The biggest reveal from last week's Google I/O conference could see people being able to control their computers and devices all from a touch of their jacket.
At last week’s Google I/O conference in San Francisco, the internet giant did the usual over the top display of everything they’ve been working on since the year before.
A new photos app, updates to the Android operating system and some very Google-y stuff.
It was the day after the main keynote that we got a look at the madcap world of Google’s Advanced Technology and Projects (ATAP) group.
This is the group that has given us the modular phone with Project Ara and the 3D tablet from Project Tango.
However, their latest project might be the most futuristic one they have worked on yet.
Project Jacquard is developing conductive yarn that can be woven into clothing the exact same way as regular yarn and wools.
The project is named from a type of loom from the 19th century that could be programmed to pull off complex designs.
Google is not aiming for whole suits to be made from this new conductive yarn, but for just small patches of it. The yarn can be sewn right into the regular process of making clothes and will be touch sensitive, so you will simply be able to touch a patch on your jacket’s arm to interact with your computer or connected devices.
While this may sound like something from science fiction, Google is making it happen.
Project lead Ivan Poupyrev said that this kind of technology has existed before, but that Google wants to move 'beyond novelty'. "We want to move beyond a single use case,” he said.

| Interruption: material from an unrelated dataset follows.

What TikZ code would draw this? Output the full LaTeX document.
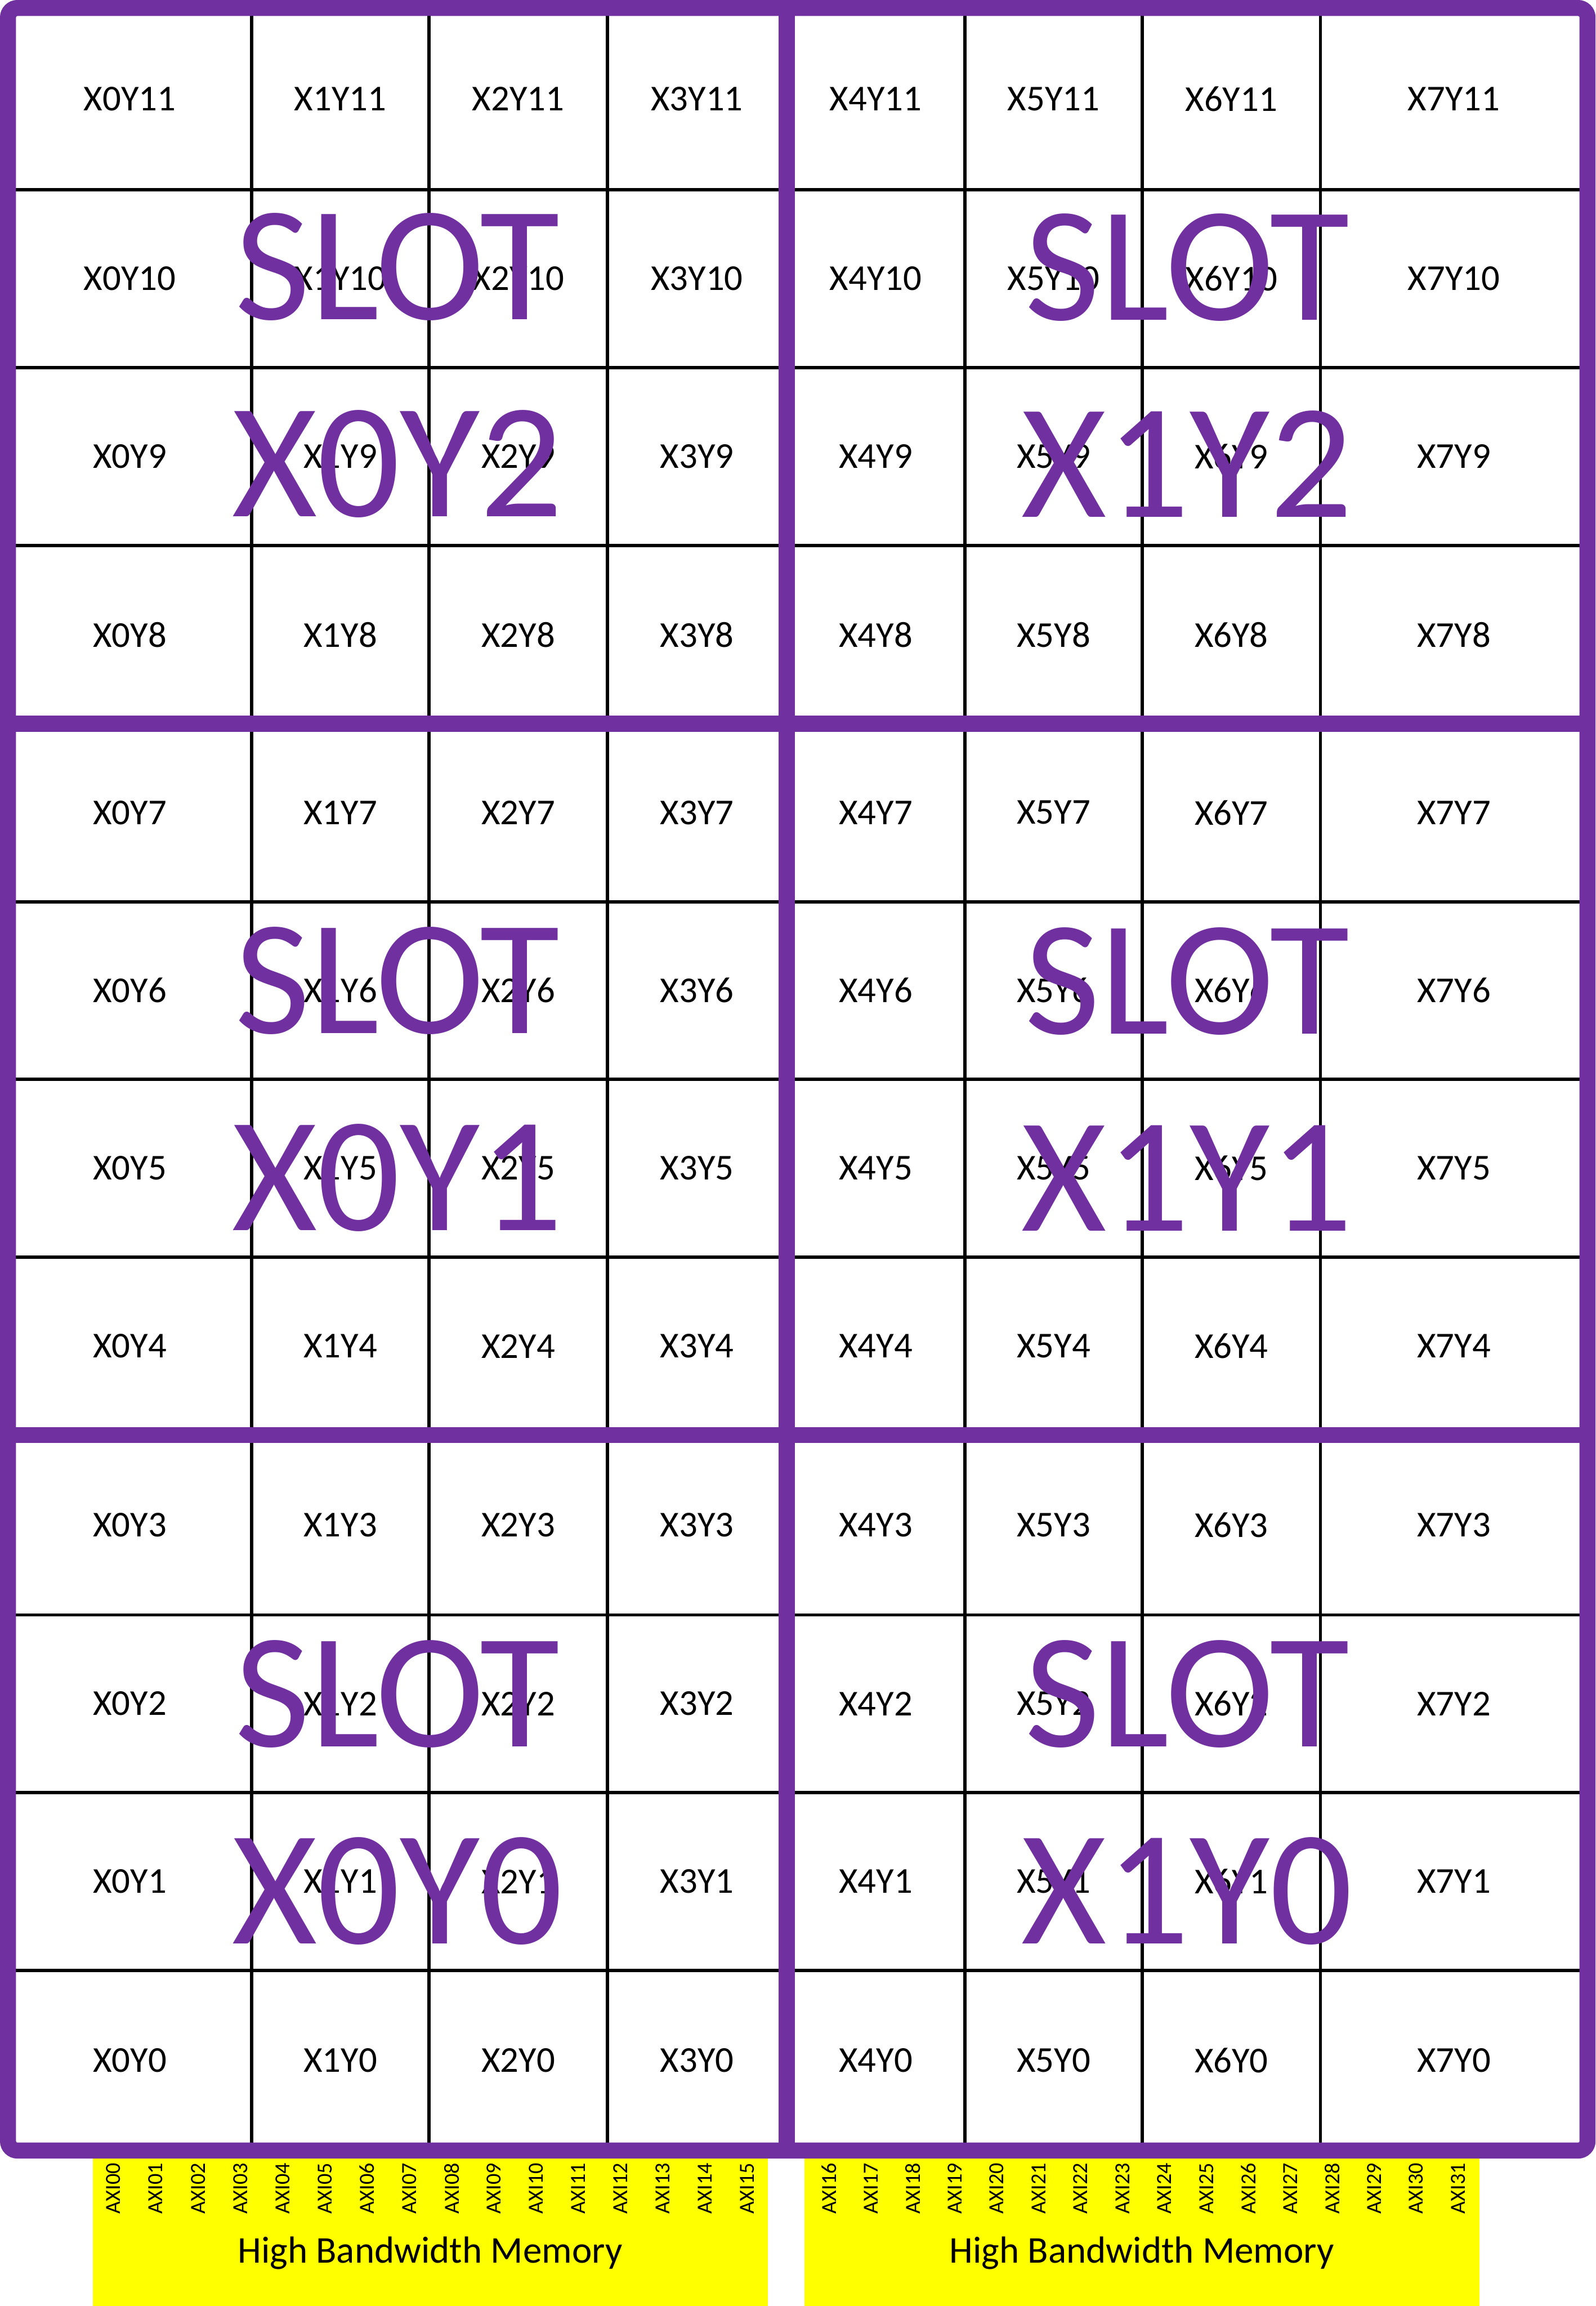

The use case will be what’s important with this new project. Google has proved they can do nearly anything they want when it comes to tech, but the application has been lacking sometimes. They’ll have to offer us more than just being able to ignore calls by touching our sleeve.
It seems Google will also be aware of the new industry they’re moving into with this product - the fashion industry. Google will be working with Levi’s to bring Project Jacquard-powered clothing to the market soon.